# CHALLENGE
Only the lines from the first one through the line with "60, 58, 56]" should be printed, exactly as they appear.

+--

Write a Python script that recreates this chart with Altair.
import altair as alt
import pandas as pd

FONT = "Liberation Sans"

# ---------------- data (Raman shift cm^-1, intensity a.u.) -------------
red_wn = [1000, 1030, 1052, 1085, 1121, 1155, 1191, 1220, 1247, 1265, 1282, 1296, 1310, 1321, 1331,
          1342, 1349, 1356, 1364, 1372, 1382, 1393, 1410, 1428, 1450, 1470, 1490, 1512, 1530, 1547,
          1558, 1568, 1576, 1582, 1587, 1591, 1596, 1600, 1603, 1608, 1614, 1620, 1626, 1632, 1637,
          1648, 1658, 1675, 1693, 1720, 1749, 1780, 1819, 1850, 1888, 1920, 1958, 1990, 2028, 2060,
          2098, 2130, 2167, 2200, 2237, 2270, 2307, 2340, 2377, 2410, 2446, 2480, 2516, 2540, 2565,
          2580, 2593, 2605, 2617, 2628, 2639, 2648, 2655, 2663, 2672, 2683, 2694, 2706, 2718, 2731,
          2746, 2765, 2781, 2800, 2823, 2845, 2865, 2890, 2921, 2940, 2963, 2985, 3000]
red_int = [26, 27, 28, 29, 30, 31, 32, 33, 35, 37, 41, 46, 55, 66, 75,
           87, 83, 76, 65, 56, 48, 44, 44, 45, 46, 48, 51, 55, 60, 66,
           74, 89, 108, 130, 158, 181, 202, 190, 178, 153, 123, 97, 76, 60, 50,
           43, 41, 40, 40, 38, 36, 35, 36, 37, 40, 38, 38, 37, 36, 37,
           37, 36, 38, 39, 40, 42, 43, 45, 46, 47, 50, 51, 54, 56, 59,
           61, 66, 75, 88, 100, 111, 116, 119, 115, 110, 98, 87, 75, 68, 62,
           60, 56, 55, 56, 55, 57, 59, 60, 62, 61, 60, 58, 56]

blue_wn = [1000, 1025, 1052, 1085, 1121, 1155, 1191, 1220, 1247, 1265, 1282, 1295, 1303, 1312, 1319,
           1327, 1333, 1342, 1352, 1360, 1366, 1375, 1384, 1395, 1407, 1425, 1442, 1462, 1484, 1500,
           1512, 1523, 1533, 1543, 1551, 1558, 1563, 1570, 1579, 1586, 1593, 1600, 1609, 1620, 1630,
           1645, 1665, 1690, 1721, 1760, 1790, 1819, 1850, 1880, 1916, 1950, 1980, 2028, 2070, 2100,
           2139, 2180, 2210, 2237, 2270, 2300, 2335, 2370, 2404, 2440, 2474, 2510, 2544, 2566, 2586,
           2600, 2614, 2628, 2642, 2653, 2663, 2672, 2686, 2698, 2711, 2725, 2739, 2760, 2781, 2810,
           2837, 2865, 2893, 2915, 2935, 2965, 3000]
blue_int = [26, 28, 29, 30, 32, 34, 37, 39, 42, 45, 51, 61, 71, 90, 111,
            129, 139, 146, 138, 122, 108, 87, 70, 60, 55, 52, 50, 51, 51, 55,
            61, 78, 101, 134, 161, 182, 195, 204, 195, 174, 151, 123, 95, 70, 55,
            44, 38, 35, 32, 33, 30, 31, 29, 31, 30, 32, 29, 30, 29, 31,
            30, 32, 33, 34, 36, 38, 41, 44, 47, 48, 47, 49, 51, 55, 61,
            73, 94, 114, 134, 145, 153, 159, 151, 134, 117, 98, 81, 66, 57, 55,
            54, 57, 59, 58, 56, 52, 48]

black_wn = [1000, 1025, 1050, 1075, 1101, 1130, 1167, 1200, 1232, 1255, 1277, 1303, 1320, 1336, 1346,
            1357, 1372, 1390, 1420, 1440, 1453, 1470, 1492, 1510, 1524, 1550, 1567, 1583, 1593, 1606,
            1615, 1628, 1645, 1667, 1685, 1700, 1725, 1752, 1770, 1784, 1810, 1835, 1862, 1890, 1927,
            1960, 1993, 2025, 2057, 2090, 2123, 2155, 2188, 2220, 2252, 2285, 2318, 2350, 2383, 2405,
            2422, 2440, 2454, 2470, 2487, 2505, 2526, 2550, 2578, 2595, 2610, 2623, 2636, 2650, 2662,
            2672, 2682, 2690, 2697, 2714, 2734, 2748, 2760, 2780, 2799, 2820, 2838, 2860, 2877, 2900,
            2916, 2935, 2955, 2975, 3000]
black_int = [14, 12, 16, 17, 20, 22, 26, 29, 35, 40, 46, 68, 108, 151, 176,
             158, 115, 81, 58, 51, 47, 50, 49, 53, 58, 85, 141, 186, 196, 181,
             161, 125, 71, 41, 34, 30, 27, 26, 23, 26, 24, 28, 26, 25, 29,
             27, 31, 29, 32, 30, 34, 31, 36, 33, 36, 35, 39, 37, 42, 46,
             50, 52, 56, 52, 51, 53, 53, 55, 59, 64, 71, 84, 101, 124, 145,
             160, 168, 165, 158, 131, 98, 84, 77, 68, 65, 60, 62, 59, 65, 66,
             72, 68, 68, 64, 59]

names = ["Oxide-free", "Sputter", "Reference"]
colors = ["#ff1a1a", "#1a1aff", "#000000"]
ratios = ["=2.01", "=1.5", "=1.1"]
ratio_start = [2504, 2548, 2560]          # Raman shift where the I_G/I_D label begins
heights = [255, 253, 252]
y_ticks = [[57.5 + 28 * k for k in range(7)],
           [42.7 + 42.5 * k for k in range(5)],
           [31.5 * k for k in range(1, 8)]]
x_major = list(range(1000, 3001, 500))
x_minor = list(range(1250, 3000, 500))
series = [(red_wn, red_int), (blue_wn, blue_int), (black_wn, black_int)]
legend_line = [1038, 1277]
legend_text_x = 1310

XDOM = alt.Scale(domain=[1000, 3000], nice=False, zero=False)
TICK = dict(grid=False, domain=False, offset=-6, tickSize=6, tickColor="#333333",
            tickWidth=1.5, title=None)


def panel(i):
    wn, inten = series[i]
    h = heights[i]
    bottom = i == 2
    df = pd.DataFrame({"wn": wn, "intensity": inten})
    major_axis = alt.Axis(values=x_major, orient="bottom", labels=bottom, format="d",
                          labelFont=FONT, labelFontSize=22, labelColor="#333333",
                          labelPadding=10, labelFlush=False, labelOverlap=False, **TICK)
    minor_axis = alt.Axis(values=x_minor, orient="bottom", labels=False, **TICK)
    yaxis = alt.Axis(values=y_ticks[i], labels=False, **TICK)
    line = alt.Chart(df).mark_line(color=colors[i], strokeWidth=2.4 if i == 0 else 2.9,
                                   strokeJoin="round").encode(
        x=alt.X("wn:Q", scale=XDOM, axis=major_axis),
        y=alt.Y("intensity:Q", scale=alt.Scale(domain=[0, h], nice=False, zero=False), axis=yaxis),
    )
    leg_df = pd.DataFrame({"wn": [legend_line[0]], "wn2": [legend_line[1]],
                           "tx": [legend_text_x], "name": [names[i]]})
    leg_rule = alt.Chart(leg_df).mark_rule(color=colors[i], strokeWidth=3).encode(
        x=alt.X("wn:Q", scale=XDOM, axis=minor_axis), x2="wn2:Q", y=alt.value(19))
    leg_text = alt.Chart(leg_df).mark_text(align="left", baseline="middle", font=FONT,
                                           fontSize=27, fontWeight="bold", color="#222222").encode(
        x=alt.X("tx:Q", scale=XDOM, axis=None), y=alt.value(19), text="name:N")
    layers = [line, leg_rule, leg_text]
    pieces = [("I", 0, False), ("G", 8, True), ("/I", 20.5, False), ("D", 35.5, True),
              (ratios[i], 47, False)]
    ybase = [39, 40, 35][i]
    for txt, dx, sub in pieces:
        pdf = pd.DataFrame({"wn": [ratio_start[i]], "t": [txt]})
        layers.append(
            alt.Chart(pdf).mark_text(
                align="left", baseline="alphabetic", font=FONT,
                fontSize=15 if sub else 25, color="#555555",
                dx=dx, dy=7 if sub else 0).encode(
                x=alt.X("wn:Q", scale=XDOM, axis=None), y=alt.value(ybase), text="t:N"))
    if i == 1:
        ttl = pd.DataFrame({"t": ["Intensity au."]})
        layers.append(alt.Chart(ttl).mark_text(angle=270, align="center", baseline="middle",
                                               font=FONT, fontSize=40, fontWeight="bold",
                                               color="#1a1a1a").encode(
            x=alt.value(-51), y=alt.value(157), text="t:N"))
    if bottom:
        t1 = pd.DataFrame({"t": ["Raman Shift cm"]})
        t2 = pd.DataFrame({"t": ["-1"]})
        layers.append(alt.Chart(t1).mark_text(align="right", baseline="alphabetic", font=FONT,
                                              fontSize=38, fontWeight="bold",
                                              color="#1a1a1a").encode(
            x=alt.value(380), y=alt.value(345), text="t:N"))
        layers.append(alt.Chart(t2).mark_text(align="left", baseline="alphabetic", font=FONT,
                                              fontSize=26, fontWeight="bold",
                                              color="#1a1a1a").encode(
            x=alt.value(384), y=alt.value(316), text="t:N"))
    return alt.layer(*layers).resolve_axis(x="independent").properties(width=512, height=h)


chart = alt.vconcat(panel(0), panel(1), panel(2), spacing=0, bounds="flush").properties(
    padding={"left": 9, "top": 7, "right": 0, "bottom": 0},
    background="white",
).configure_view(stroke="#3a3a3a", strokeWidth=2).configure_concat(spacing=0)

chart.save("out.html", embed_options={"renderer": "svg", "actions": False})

+--

# TASK ANSWER
Write a Python script that recreates this chart with Altair.
import altair as alt
import pandas as pd

FONT = "Liberation Sans"

# ---------------- data (Raman shift cm^-1, intensity a.u.) -------------
red_wn = [1000, 1030, 1052, 1085, 1121, 1155, 1191, 1220, 1247, 1265, 1282, 1296, 1310, 1321, 1331,
          1342, 1349, 1356, 1364, 1372, 1382, 1393, 1410, 1428, 1450, 1470, 1490, 1512, 1530, 1547,
          1558, 1568, 1576, 1582, 1587, 1591, 1596, 1600, 1603, 1608, 1614, 1620, 1626, 1632, 1637,
          1648, 1658, 1675, 1693, 1720, 1749, 1780, 1819, 1850, 1888, 1920, 1958, 1990, 2028, 2060,
          2098, 2130, 2167, 2200, 2237, 2270, 2307, 2340, 2377, 2410, 2446, 2480, 2516, 2540, 2565,
          2580, 2593, 2605, 2617, 2628, 2639, 2648, 2655, 2663, 2672, 2683, 2694, 2706, 2718, 2731,
          2746, 2765, 2781, 2800, 2823, 2845, 2865, 2890, 2921, 2940, 2963, 2985, 3000]
red_int = [26, 27, 28, 29, 30, 31, 32, 33, 35, 37, 41, 46, 55, 66, 75,
           87, 83, 76, 65, 56, 48, 44, 44, 45, 46, 48, 51, 55, 60, 66,
           74, 89, 108, 130, 158, 181, 202, 190, 178, 153, 123, 97, 76, 60, 50,
           43, 41, 40, 40, 38, 36, 35, 36, 37, 40, 38, 38, 37, 36, 37,
           37, 36, 38, 39, 40, 42, 43, 45, 46, 47, 50, 51, 54, 56, 59,
           61, 66, 75, 88, 100, 111, 116, 119, 115, 110, 98, 87, 75, 68, 62,
           60, 56, 55, 56, 55, 57, 59, 60, 62, 61, 60, 58, 56]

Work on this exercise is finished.